The apple of most every traveler's eye is the international upgrade—moving to a cushy business–class seat that lies flat for sleeping without spending many thousands of dollars. Under financial pressure, airlines have made international upgrades more expensive, just as they have upped the price for checked baggage or reservation changes.
AMR Corp.'s American Airlines, Continental and US Airways have all added "co–payments" to mileage awards, charging frequent fliers both miles and cash for upgrades. United will add co–pays in January.
US Airways is among the more–expensive for trans–Atlantic upgrades, charging 30,000 miles plus $300 for a one–way upgrade to Europe. Continental charges only 20,000 miles plus a $100–to–$500 co–pay, which varies based on the fare you paid for the coach ticket. The cheaper the fare, the higher the co–pay.
Delta, including its Northwest Airlines subsidiary, takes a different approach: It severely restricts the discounted coach fares eligible for an upgrade, forcing you to pay hundreds, or even thousands, of dollars more for a coach ticket to qualify for the chance to use miles for an upgrade. Only the three highest classes of coach fares (Y, B and M) are eligible for international upgrades. (And you still have to use 25,000 miles one–way.) For a New York–Paris trip in February, for example, Delta's Web site offers coach fares as low as $592 plus taxes, but if you want a coach fare that's eligible for a 25,000–mile upgrade, you have to pay $2,530 plus tax. (A discounted business–class ticket on the same flights is only $3,312 plus tax.) If you want to make sure you're buying a fare that is eligible for an upgrade, Delta lets you drill down on its Web site to search by specific fare class.
Matthew Bennett, who publishes the newsletter First Class Flyer, says Delta's cheapest upgradeable international fares are often $1,000 or more than the lowest upgradeable fares on other airlines. Sometimes other airlines cost more in miles, but the cash savings makes them more attractive. American, he notes, lets customers upgrade from just about any coach fare.
San Diego tax lawyer Chris Cooke frequently flies Delta and almost always gets upgraded on domestic flights, but international trips are a different story. "Since I virtually never travel in one of those [highest fare] classes, I've never been upgraded on an international Delta flight," he said. On a New York–Dublin round–trip earlier this year, he sat in the coach cabin being knocked by passengers visiting a nearby bathroom and wondered why the airline wouldn't offer one of the many empty business–class seats.
"I got about two minutes of sleep," he said.

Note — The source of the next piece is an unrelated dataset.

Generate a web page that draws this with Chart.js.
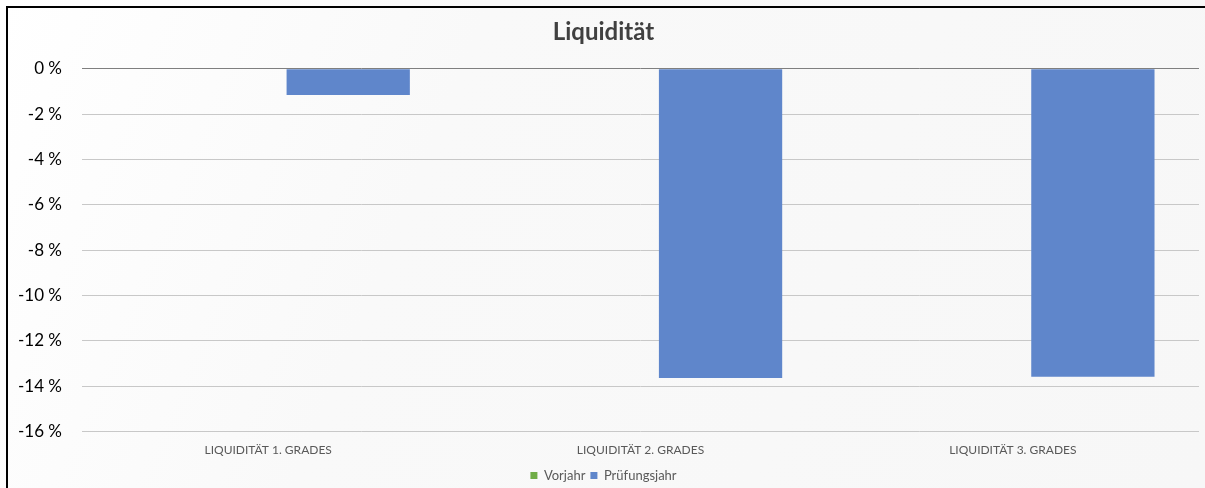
<!DOCTYPE html>
<html>
<head>
<meta charset="utf-8">
<script src="https://cdn.jsdelivr.net/npm/chart.js@4"></script>
<style>
  html, body { margin: 0; padding: 0; background: #ffffff; }
  #wrap { width: 1205px; height: 488px; position: relative; }
</style>
</head>
<body>
<div id="wrap"><canvas id="liqChart"></canvas></div>
<script>
// chart data
const categories = ['LIQUIDITÄT 1. GRADES', 'LIQUIDITÄT 2. GRADES', 'LIQUIDITÄT 3. GRADES'];
const vorjahr = [0, 0, 0];
const pruefungsjahr = [-1.15, -13.64, -13.58];
const yTicks = [0, -2, -4, -6, -8, -10, -12, -14, -16];

const FONT = 'Lato, "Open Sans", sans-serif';

// background + frame like the exported Excel chart
const frame = {
    id: 'frame',
    afterLayout(chart) {
        // push the legend a bit lower, closer to the bottom edge
        if (chart.legend) {
            chart.legend.top += 4;
            chart.legend.bottom += 4;
        }
    },
    beforeDraw(chart) {
        const ctx = chart.ctx;
        const w = chart.width, h = chart.height;
        ctx.save();
        const g = ctx.createLinearGradient(0, 0, w, h);
        g.addColorStop(0, '#ffffff');
        g.addColorStop(0.35, '#f9f9f9');
        g.addColorStop(1, '#f7f7f7');
        ctx.fillStyle = g;
        ctx.fillRect(0, 0, w, h);
        ctx.strokeStyle = '#000000';
        ctx.lineWidth = 2;
        ctx.beginPath();
        ctx.moveTo(7, h);
        ctx.lineTo(7, 7);
        ctx.lineTo(w, 7);
        ctx.stroke();
        ctx.restore();
    }
};

new Chart(document.getElementById('liqChart'), {
    type: 'bar',
    data: {
        labels: categories,
        datasets: [
            { label: 'Vorjahr', data: vorjahr, backgroundColor: '#70ad47', borderWidth: 0 },
            { label: 'Prüfungsjahr', data: pruefungsjahr, backgroundColor: '#5f86cb', borderWidth: 0 }
        ]
    },
    options: {
        responsive: true,
        maintainAspectRatio: false,
        animation: false,
        categoryPercentage: 0.86,
        barPercentage: 0.77,
        layout: { padding: { left: 8, right: 6, top: 0, bottom: 0 } },
        plugins: {
            title: {
                display: true,
                text: 'Liquidität',
                color: '#404040',
                font: { family: FONT, size: 24, weight: 'bold' },
                padding: { top: 18, bottom: 22 }
            },
            legend: {
                position: 'bottom',
                labels: {
                    boxWidth: 7,
                    boxHeight: 7,
                    color: '#595959',
                    font: { family: FONT, size: 13 },
                    padding: 5
                }
            },
            tooltip: { enabled: false }
        },
        scales: {
            x: {
                grid: { display: false },
                border: { display: false },
                ticks: {
                    color: '#595959',
                    font: { family: FONT, size: 12 },
                    padding: 3,
                    maxRotation: 0
                }
            },
            y: {
                min: -16,
                max: 0,
                afterFit(scale) { scale.width = 74; },
                afterBuildTicks(scale) { scale.ticks = yTicks.map(v => ({ value: v })); },
                border: { display: false },
                grid: {
                    drawTicks: false,
                    color: ctx => ctx.tick && ctx.tick.value === 0 ? '#7f7f7f' : '#c8c8c8',
                    lineWidth: 1
                },
                ticks: {
                    color: '#000000',
                    font: { family: FONT, size: 17 },
                    padding: 20,
                    callback: v => v + ' %'
                }
            }
        }
    },
    plugins: [frame]
});
</script>
</body>
</html>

As airlines have added co–pays, most carriers have made more fare classes eligible for upgrade. And some have reduced the miles required for upgrades, deadening some of the sting of the cash payments. Continental and other airlines say a big advantage of the co–pay system is that travelers don't have to buy tickets at higher fares just to be eligible, then end up sorely disappointed if no upgrades end up becoming available. Typically, upgrades get confirmed after tickets get bought and at least a day before departure.
"The co–pay is roughly equivalent of buying into a higher fare bucket," said Mark Bergsrud, senior vice president of marketing programs at Continental. But customers only pay the higher price if they actually get the upgrade.

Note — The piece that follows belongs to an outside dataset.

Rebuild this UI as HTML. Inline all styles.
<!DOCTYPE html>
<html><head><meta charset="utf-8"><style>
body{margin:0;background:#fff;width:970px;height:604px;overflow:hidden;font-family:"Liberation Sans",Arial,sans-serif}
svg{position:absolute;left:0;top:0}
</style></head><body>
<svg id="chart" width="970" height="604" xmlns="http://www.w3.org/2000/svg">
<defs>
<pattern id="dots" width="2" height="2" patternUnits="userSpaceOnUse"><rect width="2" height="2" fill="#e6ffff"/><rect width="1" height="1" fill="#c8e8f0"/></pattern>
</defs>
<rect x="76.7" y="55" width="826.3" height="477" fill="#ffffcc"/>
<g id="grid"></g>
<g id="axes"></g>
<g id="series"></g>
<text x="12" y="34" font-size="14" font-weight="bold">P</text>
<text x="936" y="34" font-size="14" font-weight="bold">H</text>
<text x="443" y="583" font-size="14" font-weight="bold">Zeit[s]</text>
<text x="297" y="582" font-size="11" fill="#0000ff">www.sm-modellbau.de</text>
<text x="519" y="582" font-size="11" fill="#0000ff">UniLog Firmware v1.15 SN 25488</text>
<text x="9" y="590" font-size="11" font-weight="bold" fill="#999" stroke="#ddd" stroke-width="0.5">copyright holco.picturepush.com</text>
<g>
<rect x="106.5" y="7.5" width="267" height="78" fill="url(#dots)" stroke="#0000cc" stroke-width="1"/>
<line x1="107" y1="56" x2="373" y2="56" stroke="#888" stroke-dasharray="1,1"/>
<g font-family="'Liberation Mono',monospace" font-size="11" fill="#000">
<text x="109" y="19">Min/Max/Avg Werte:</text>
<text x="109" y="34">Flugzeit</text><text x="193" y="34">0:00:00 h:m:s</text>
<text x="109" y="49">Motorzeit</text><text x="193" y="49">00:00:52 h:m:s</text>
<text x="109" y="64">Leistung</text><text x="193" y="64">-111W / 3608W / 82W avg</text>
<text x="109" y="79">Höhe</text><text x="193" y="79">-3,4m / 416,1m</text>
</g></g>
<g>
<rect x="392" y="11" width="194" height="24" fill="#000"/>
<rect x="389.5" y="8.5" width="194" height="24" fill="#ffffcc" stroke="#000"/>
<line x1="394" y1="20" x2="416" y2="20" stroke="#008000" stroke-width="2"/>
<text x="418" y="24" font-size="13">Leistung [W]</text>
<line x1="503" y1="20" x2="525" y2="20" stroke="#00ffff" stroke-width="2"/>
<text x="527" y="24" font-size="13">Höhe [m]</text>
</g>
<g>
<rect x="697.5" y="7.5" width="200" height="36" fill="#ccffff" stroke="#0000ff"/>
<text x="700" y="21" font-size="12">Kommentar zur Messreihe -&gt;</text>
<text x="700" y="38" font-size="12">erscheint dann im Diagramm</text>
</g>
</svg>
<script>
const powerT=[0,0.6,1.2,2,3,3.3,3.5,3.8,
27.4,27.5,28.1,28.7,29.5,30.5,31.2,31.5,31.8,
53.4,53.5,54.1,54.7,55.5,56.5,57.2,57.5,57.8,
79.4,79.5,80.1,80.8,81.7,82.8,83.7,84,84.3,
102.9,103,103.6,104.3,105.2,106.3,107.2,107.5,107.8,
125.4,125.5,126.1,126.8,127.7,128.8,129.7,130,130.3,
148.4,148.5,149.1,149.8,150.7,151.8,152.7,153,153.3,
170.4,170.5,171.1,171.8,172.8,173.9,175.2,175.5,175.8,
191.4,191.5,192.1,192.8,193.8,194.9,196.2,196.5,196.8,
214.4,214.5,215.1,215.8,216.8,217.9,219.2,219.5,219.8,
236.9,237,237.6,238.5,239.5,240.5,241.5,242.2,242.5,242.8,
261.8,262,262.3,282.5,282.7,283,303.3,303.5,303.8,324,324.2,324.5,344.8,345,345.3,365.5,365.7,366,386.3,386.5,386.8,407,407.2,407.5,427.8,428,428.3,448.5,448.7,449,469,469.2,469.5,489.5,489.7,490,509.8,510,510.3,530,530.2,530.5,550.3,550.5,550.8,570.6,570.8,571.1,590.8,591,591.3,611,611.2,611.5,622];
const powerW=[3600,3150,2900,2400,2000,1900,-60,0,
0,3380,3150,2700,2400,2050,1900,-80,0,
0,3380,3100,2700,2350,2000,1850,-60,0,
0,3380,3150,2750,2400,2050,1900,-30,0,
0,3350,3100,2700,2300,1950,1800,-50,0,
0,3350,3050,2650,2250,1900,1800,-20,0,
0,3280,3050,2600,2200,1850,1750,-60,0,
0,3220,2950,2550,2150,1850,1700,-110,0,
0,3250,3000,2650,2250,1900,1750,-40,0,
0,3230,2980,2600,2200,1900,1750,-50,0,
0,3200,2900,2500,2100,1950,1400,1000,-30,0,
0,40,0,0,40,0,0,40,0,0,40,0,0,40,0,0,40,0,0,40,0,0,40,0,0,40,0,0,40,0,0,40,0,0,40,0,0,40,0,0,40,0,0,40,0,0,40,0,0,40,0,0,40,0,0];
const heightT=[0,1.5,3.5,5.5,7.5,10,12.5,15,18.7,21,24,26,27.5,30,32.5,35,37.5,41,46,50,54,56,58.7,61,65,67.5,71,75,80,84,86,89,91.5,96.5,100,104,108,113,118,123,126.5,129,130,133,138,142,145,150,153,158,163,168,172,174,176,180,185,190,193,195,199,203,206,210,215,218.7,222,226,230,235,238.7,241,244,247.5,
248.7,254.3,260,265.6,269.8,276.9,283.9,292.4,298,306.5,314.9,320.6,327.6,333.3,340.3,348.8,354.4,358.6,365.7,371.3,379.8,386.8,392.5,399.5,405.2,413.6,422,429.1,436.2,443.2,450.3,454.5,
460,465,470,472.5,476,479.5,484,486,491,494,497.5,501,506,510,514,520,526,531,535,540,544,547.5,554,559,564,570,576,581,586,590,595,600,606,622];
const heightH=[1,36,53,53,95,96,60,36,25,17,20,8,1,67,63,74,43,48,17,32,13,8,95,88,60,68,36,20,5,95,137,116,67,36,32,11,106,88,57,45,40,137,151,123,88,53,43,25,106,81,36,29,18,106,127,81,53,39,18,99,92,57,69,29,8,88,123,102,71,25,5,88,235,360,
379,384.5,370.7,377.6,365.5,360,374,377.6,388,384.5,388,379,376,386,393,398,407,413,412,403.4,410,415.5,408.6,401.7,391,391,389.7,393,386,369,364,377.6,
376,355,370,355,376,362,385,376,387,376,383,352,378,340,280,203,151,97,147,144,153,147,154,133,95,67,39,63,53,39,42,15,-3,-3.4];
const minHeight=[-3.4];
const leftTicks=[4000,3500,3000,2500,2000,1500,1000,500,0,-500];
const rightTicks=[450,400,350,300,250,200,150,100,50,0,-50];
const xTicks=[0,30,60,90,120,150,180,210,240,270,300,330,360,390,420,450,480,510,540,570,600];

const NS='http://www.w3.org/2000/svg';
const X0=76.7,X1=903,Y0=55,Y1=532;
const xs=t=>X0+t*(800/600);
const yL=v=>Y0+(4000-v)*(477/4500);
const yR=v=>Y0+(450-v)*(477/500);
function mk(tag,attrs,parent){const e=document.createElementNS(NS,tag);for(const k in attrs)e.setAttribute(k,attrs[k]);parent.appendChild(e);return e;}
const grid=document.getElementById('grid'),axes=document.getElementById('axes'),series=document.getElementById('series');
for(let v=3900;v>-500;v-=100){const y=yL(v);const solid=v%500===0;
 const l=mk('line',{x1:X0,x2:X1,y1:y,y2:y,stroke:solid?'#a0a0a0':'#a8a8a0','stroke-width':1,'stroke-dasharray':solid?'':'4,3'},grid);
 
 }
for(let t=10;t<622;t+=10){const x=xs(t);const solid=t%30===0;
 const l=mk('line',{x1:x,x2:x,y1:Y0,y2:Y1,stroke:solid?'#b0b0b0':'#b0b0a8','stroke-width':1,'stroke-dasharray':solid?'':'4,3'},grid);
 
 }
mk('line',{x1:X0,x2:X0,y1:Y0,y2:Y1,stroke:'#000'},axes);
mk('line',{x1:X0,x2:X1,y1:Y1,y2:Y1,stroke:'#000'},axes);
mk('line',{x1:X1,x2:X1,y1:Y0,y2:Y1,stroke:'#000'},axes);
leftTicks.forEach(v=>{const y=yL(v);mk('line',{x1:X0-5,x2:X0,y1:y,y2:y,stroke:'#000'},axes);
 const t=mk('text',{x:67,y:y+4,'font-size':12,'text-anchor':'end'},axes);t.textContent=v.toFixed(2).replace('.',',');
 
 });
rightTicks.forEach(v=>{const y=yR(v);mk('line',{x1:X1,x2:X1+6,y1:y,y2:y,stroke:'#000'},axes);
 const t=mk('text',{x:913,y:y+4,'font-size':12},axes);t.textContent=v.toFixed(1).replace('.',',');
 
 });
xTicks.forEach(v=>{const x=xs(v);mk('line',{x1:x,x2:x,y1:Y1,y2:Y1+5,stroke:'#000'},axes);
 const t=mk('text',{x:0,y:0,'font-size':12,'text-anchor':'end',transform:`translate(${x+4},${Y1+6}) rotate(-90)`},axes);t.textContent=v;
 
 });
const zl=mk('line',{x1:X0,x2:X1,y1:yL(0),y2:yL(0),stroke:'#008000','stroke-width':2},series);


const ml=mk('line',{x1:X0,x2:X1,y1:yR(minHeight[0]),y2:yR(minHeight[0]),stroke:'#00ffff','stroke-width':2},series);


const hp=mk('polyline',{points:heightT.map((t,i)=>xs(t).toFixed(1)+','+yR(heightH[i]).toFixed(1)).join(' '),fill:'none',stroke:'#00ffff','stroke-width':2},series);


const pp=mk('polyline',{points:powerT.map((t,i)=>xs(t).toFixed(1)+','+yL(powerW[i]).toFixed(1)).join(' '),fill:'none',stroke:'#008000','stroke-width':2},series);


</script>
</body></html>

In general, Continental and US Airways have the best domestic upgrade programs, offering them free to elite–level frequent fliers when seats are available. Delta comes close, but offers free upgrades only to elite–level customers who have tickets in certain fare classes. (But more classes of tickets are eligible for domestic upgrades than for international.) Frequent fliers on American and United can snare upgrades by trading in the 500–mile electronic coupons they earn by flying or buy directly from the airline.
But, like international upgrades, the best way to upgrade on a domestic trip these days is to pay, unless you have super–elite status and are sure to get it for free. You can upgrade coach fares with miles, usually 15,000 one–way, and some airlines require a $50–to–$150 co–pay.
Another way to land in the first–class cabin: Buy a "Y–Up" coach fare that comes with an instant upgrade. Airlines offer coach fares with instant upgrades to help customers evade corporate–travel prohibitions on buying first–class fares. You end up paying several hundred dollars more for a ticket, but usually save hundreds of dollars off a first–class fare.
American's Web site shows fares with instant upgrades, if available, when you search by "schedule and price." FareCompare.com offers a tool that lets you search from your departure city for all destinations.
The cheapest upgrade of all can be the last–minute splurge: Buying an upgrade at the airport. Airlines have been experimenting with selling upgrades to customers at check–in, after elite–level frequent fliers have claimed first–class and business–class seats. Prices vary considerably: American charges $45 for every 500 miles of a flight, so a 1,500–mile flight would cost $135 to upgrade, one–way. United charges $77 for every 500 miles on domestic trips. Delta says its domestic upgrades sold at check–in are priced $50 to $150; Continental says its upgrades start at only $25 for short flights and top out on domestic trips at $250 for routes like Los Angeles–Honolulu and Houston–Anchorage.
Most airlines offer the upgrades only at airport kiosks and counters. US Airways, however, offers a unique deal: You can call 24 hours before departure at the airlines reservation line, 800–428–4322, and try to snag an upgrade. Price: $50 to $250 for domestic flights; $300 to $600 for trans–Atlantic trips.